## DIRECTIONS FOR THIS TASK
Exactly the lines from the start of the data below through the line that contains "from bokeh.resources import INLINE" are to be copied, with pictures left out.

## DATA PROVIDED

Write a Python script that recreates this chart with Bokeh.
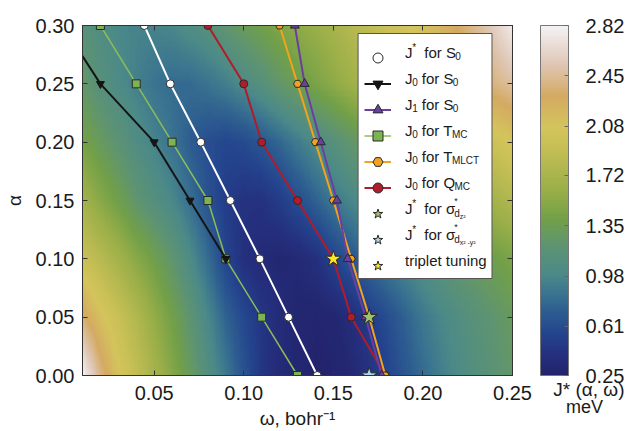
import numpy as np
from bokeh.plotting import figure
from bokeh.layouts import row
from bokeh.models import (ColorBar, LinearColorMapper, FixedTicker, PrintfTickFormatter,
                          Legend, LegendItem, LinearAxis, Range1d, ColumnDataSource)
from bokeh.core.properties import value
from bokeh.embed import file_html
from bokeh.resources import INLINE

# ---------------- data ----------------
omega_grid = [0.01, 0.02, 0.03, 0.04, 0.05, 0.06, 0.07, 0.08, 0.09, 0.10, 0.11, 0.12, 0.13,
              0.14, 0.15, 0.16, 0.17, 0.18, 0.19, 0.20, 0.21, 0.22, 0.23, 0.24, 0.25]
alpha_grid = [0.00, 0.05, 0.10, 0.15, 0.20, 0.25, 0.30]
# J*(alpha, omega) in meV, one row per alpha value
J_star_a000 = [2.82, 2.40, 2.10, 1.90, 1.70, 1.50, 1.30, 1.08, 0.88, 0.65, 0.45, 0.35, 0.30,
               0.25, 0.27, 0.32, 0.42, 0.55, 0.68, 0.80, 0.92, 1.02, 1.10, 1.18, 1.25]
J_star_a005 = [2.35, 2.12, 1.95, 1.78, 1.58, 1.40, 1.20, 0.98, 0.75, 0.58, 0.45, 0.35, 0.30,
               0.28, 0.30, 0.38, 0.50, 0.62, 0.75, 0.88, 0.98, 1.07, 1.15, 1.22, 1.30]
J_star_a010 = [1.95, 1.82, 1.68, 1.52, 1.38, 1.22, 1.02, 0.80, 0.55, 0.40, 0.34, 0.31, 0.33,
               0.40, 0.55, 0.68, 0.80, 0.90, 0.99, 1.08, 1.17, 1.25, 1.32, 1.38, 1.45]
J_star_a015 = [1.68, 1.52, 1.38, 1.22, 1.10, 0.98, 0.82, 0.65, 0.50, 0.42, 0.42, 0.50, 0.62,
               0.75, 0.88, 0.98, 1.08, 1.18, 1.28, 1.38, 1.47, 1.55, 1.62, 1.70, 1.78]
J_star_a020 = [1.42, 1.30, 1.18, 1.05, 0.95, 0.85, 0.72, 0.62, 0.57, 0.60, 0.68, 0.78, 0.90,
               1.02, 1.13, 1.24, 1.35, 1.45, 1.55, 1.65, 1.75, 1.83, 1.92, 2.00, 2.08]
J_star_a025 = [1.25, 1.12, 1.02, 0.93, 0.85, 0.80, 0.80, 0.85, 0.92, 1.02, 1.12, 1.25, 1.35,
               1.45, 1.55, 1.65, 1.75, 1.85, 1.95, 2.05, 2.15, 2.23, 2.32, 2.40, 2.48]
J_star_a030 = [1.15, 1.05, 0.98, 0.95, 0.95, 0.98, 1.05, 1.12, 1.22, 1.32, 1.40, 1.48, 1.55,
               1.62, 1.70, 1.80, 1.88, 1.97, 2.05, 2.12, 2.22, 2.32, 2.45, 2.60, 2.78]

alpha = [0.00, 0.05, 0.10, 0.15, 0.20, 0.25, 0.30]
omega_Jstar_S0 = [0.141, 0.125, 0.109, 0.0925, 0.076, 0.059, 0.0445]
omega_J1_S0 = [0.177, 0.168, 0.158, 0.152, 0.143, 0.134, 0.1285]
omega_J0_TMC = [0.13, 0.11, 0.09, 0.08, 0.06, 0.04, 0.02]
omega_J0_TMLCT = [0.179, 0.17, 0.16, 0.15, 0.14, 0.13, 0.12]
omega_J0_QMC = [0.179, 0.16, 0.15, 0.13, 0.11, 0.10, 0.08]
alpha_J0_S0 = [0.10, 0.15, 0.20, 0.25, 0.30]
omega_J0_S0 = [0.09, 0.07, 0.05, 0.02, -0.001]

star_dz2_omega, star_dz2_alpha = [0.17], [0.05]
star_dx2y2_omega, star_dx2y2_alpha = [0.17], [0.00]
star_triplet_omega, star_triplet_alpha = [0.15], [0.10]

x_ticks = [0.05, 0.10, 0.15, 0.20, 0.25]
y_ticks = [0.00, 0.05, 0.10, 0.15, 0.20, 0.25, 0.30]
cbar_ticks = [0.25, 0.61, 0.98, 1.35, 1.72, 2.08, 2.45, 2.82]
cbar_title = "J* (α, ω)"
cbar_unit = "meV"

# ---------------- palette ----------------
anchors = [(0.000, "#23236c"), (0.058, "#24307e"), (0.117, "#24448e"), (0.175, "#2c5a90"),
           (0.233, "#3a7490"), (0.290, "#4c8a88"), (0.370, "#5e9472"), (0.447, "#72a048"),
           (0.525, "#98ae48"), (0.600, "#b4b850"), (0.660, "#c8c056"), (0.712, "#d4c45c"),
           (0.800, "#d4aa62"), (0.895, "#e0c8b8"), (1.000, "#f4f2f4")]
def hex2rgb(h):
    return [int(h[i:i + 2], 16) for i in (1, 3, 5)]
af = [a[0] for a in anchors]
ac = np.array([hex2rgb(a[1]) for a in anchors], dtype=float)
palette = []
for t in np.linspace(0, 1, 256):
    rgb = [int(round(np.interp(t, af, ac[:, k]))) for k in range(3)]
    palette.append("#%02x%02x%02x" % tuple(rgb))

FONT = "Liberation Sans"
TXT = "#1a1a1a"
low, high = cbar_ticks[0], cbar_ticks[-1]
mapper = LinearColorMapper(palette=palette, low=low, high=high)

X0, X1, Y0, Y1 = 0.01, 0.25, 0.0, 0.30
FW, FH = 440, 350          # frame size in px
H, BT, BB = 431, 25, 56
p = figure(width=72 + FW + 26, height=H, output_backend="svg", toolbar_location=None,
           x_range=Range1d(X0, X1), y_range=Range1d(Y0, Y1),
           min_border_left=72, min_border_right=26, min_border_top=BT, min_border_bottom=BB)
p.grid.visible = False
p.outline_line_color = "#333333"
p.background_fill_color = "white"

# colour map: the read grid, resampled smoothly for display
grid = np.array([J_star_a000, J_star_a005, J_star_a010, J_star_a015,
                 J_star_a020, J_star_a025, J_star_a030])
w_fine = np.linspace(omega_grid[0], omega_grid[-1], 241)
a_fine = np.linspace(alpha_grid[0], alpha_grid[-1], 151)
tmp = np.array([np.interp(w_fine, omega_grid, r) for r in grid])
fine = np.array([np.interp(a_fine, alpha_grid, tmp[:, j]) for j in range(len(w_fine))]).T
dwf = w_fine[1] - w_fine[0]
dhf = a_fine[1] - a_fine[0]
p.image(image=[fine], x=w_fine[0] - dwf / 2, y=a_fine[0] - dhf / 2,
        dw=dwf * len(w_fine), dh=dhf * len(a_fine), color_mapper=mapper)

OUT = "#2a2a2a"
l_tmc = p.line(omega_J0_TMC, alpha, line_color="#8cbc5a", line_width=1.5)
m_tmc = p.scatter(omega_J0_TMC, alpha, marker="square", size=8, fill_color="#7cb454", line_color=OUT)
l_s0 = p.line(omega_J0_S0, alpha_J0_S0, line_color="#151515", line_width=2)
m_s0 = p.scatter(omega_J0_S0, alpha_J0_S0, marker="inverted_triangle", size=8, fill_color="#151515", line_color="#151515")
l_js = p.line(omega_Jstar_S0, alpha, line_color="white", line_width=2)
m_js = p.scatter(omega_Jstar_S0, alpha, marker="circle", size=8, fill_color="white", line_color=OUT)
l_q = p.line(omega_J0_QMC, alpha, line_color="#b01c2c", line_width=2)
m_q = p.scatter(omega_J0_QMC, alpha, marker="circle", size=8, fill_color="#b01c2c", line_color=OUT)
l_ml = p.line(omega_J0_TMLCT, alpha, line_color="#f2a21e", line_width=2)
m_ml = p.scatter(omega_J0_TMLCT, alpha, marker="hex", size=8, fill_color="#f2a21e", line_color=OUT)
l_j1 = p.line(omega_J1_S0, alpha, line_color="#6b3fa0", line_width=2)
m_j1 = p.scatter(omega_J1_S0, alpha, marker="triangle", size=9, fill_color="#6b3fa0", line_color=OUT)
s_dz = p.scatter(star_dz2_omega, star_dz2_alpha, marker="star", size=17, fill_color="#a3c466", line_color=OUT)
s_dx = p.scatter(star_dx2y2_omega, star_dx2y2_alpha, marker="star", size=17, fill_color="#a8d8ea", line_color=OUT)
s_tr = p.scatter(star_triplet_omega, star_triplet_alpha, marker="star", size=17, fill_color="#f8e81c", line_color=OUT)

# axes
for ax in (p.xaxis[0], p.yaxis[0]):
    ax.major_tick_in = 5
    ax.major_tick_out = 0
    ax.minor_tick_line_color = None
    ax.major_tick_line_color = "#333333"
    ax.axis_line_color = "#333333"
    ax.major_label_text_font = FONT
    ax.major_label_text_font_size = "20px"
    ax.major_label_text_color = TXT
    ax.axis_label_text_font = FONT
    ax.axis_label_text_font_size = "19px"
    ax.axis_label_text_font_style = "normal"
    ax.axis_label_text_color = TXT
    ax.formatter = PrintfTickFormatter(format="%.2f")
p.xaxis[0].ticker = FixedTicker(ticks=x_ticks)
p.yaxis[0].ticker = FixedTicker(ticks=y_ticks)
p.xaxis[0].axis_label = "ω, bohr⁻¹"
p.yaxis[0].axis_label = "α"
p.xaxis[0].major_label_standoff = 10
p.yaxis[0].major_label_standoff = 8
p.xaxis[0].axis_label_standoff = 5
p.yaxis[0].axis_label_standoff = 8

for loc, tk in (("above", x_ticks), ("right", y_ticks)):
    ax = LinearAxis(ticker=FixedTicker(ticks=tk), major_label_overrides={t: "" for t in tk},
                    major_tick_in=5, major_tick_out=0, minor_tick_line_color=None,
                    major_tick_line_color="#333333", axis_line_color="#333333",
                    major_label_standoff=0)
    p.add_layout(ax, loc)

# ---------------- legend ----------------
def sx2w(px):
    return X0 + px * (X1 - X0) / FW
def sy2a(py):
    return Y0 + py * (Y1 - Y0) / FH

n_items = 9
LEG_L, LEG_B = 282, 97
PAD, GH, SP, GW = 6, 25, 1, 27
LEG_W = 137
LEG_H = 2 * PAD + n_items * GH + (n_items - 1) * SP
p.quad(left=[sx2w(LEG_L)], right=[sx2w(LEG_L + LEG_W)], bottom=[sy2a(LEG_B)],
       top=[sy2a(LEG_B + LEG_H)], fill_color="white", line_color="#555555", line_width=1)

AW = {' ': 278, 'J': 500, '*': 389, 'f': 278, 'o': 556, 'r': 333, 'S': 667, 'T': 611,
      'M': 833, 'C': 722, 'L': 556, 'Q': 778, 'σ': 600, 't': 278, 'i': 222, 'p': 556,
      'l': 222, 'e': 556, 'u': 556, 'n': 556, 'g': 556, 'd': 556, 'z': 500, 'x': 500,
      'y': 500, '-': 333, '²': 333}
def tw(s, size):
    return sum(AW.get(c, 556) for c in s) * size / 1000.0

# (text, font px, vertical shift px, advances?)  leading spaces only move the pen
legend_texts = [
    [("J", 15, 0, 1), ("*", 10, 5, 1), ("  for S", 15, 0, 1), ("0", 10, -4, 1)],
    [("J", 15, 0, 1), ("0", 10, -4, 1), (" for S", 15, 0, 1), ("0", 10, -4, 1)],
    [("J", 15, 0, 1), ("1", 10, -4, 1), (" for S", 15, 0, 1), ("0", 10, -4, 1)],
    [("J", 15, 0, 1), ("0", 10, -4, 1), (" for T", 15, 0, 1), ("MC", 10, -4, 1)],
    [("J", 15, 0, 1), ("0", 10, -4, 1), (" for T", 15, 0, 1), ("MLCT", 10, -4, 1)],
    [("J", 15, 0, 1), ("0", 10, -4, 1), (" for Q", 15, 0, 1), ("MC", 10, -4, 1)],
    [("J", 15, 0, 1), ("*", 10, 5, 1), ("  for σ", 15, 0, 1), ("*", 9, 7, 0), ("d", 10, -5, 1), ("z²", 7, -8, 1)],
    [("J", 15, 0, 1), ("*", 10, 5, 1), ("  for σ", 15, 0, 1), ("*", 9, 7, 0), ("d", 10, -5, 1), ("x² -y²", 7, -8, 1)],
    [("triplet tuning", 15, 0, 1)],
]
tx, ty, tt, ts = [], [], [], []
text_x0 = 330
leg_top = LEG_B + LEG_H
for i, rw in enumerate(legend_texts):
    yc = leg_top - PAD - GH / 2 - i * (GH + SP)
    x = text_x0
    for (t, sz, dy, adv) in rw:
        core = t.lstrip(" ")
        x += tw(t[:len(t) - len(core)], sz)
        tx.append(sx2w(x)); ty.append(sy2a(yc + dy)); tt.append(core); ts.append(f"{sz}px")
        if adv:
            x += tw(core, sz)
p.text(x="x", y="y", text="t", text_font_size="s",
       source=ColumnDataSource(dict(x=tx, y=ty, t=tt, s=ts)),
       text_font=value(FONT), text_baseline="middle", text_color=TXT)

legend_items = [
    LegendItem(label=value(" "), renderers=[l_js, m_js]),
    LegendItem(label=value(" "), renderers=[l_s0, m_s0]),
    LegendItem(label=value(" "), renderers=[l_j1, m_j1]),
    LegendItem(label=value(" "), renderers=[l_tmc, m_tmc]),
    LegendItem(label=value(" "), renderers=[l_ml, m_ml]),
    LegendItem(label=value(" "), renderers=[l_q, m_q]),
    LegendItem(label=value(" "), renderers=[s_dz]),
    LegendItem(label=value(" "), renderers=[s_dx]),
    LegendItem(label=value(" "), renderers=[s_tr]),
]
legend = Legend(items=legend_items, location=(LEG_L, LEG_B), orientation="vertical",
                padding=PAD, spacing=SP, glyph_height=GH, glyph_width=GW,
                label_height=GH, label_width=LEG_W - 2 * PAD - GW - 5, label_standoff=5, margin=0,
                border_line_color=None, background_fill_alpha=0.0,
                label_text_font_size="6px")
p.add_layout(legend)

# ---------------- colour bar (own panel to the right) ----------------
CBW = 88
c = figure(width=2 + CBW, height=H, output_backend="svg", toolbar_location=None,
           x_range=Range1d(0, 1), y_range=Range1d(0, 1),
           min_border_left=2, min_border_right=0, min_border_top=BT, min_border_bottom=BB)
c.grid.visible = False
c.outline_line_color = None
c.yaxis.visible = False
c.xaxis.visible = False
cb = ColorBar(color_mapper=mapper, ticker=FixedTicker(ticks=cbar_ticks),
              formatter=PrintfTickFormatter(format="%.2f"), width=28, height=FH,
              location=(0, 0), padding=0, margin=0, label_standoff=17,
              major_label_text_font=FONT, major_label_text_font_size="20px",
              major_label_text_color=TXT,
              major_tick_in=4, major_tick_out=0, major_tick_line_color="#666666",
              minor_tick_line_color=None, bar_line_color="#777777",
              background_fill_alpha=0, border_line_color=None)
c.add_layout(cb)
TPOS = 0.55
tax = LinearAxis(ticker=FixedTicker(ticks=[TPOS]), major_label_overrides={TPOS: cbar_title},
                 axis_label=cbar_unit, major_tick_line_color=None, minor_tick_line_color=None,
                 axis_line_color=None, major_label_standoff=-3, axis_label_standoff=-6,
                 major_label_text_font=FONT, major_label_text_font_size="19px",
                 major_label_text_color=TXT, axis_label_text_font=FONT,
                 axis_label_text_font_size="18px", axis_label_text_font_style="normal",
                 axis_label_text_color=TXT)
c.add_layout(tax, "below")

open("out.html", "w").write(file_html(row(p, c), INLINE))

## FINISHED EXERCISE
Write a Python script that recreates this chart with Bokeh.
import numpy as np
from bokeh.plotting import figure
from bokeh.layouts import row
from bokeh.models import (ColorBar, LinearColorMapper, FixedTicker, PrintfTickFormatter,
                          Legend, LegendItem, LinearAxis, Range1d, ColumnDataSource)
from bokeh.core.properties import value
from bokeh.embed import file_html
from bokeh.resources import INLINE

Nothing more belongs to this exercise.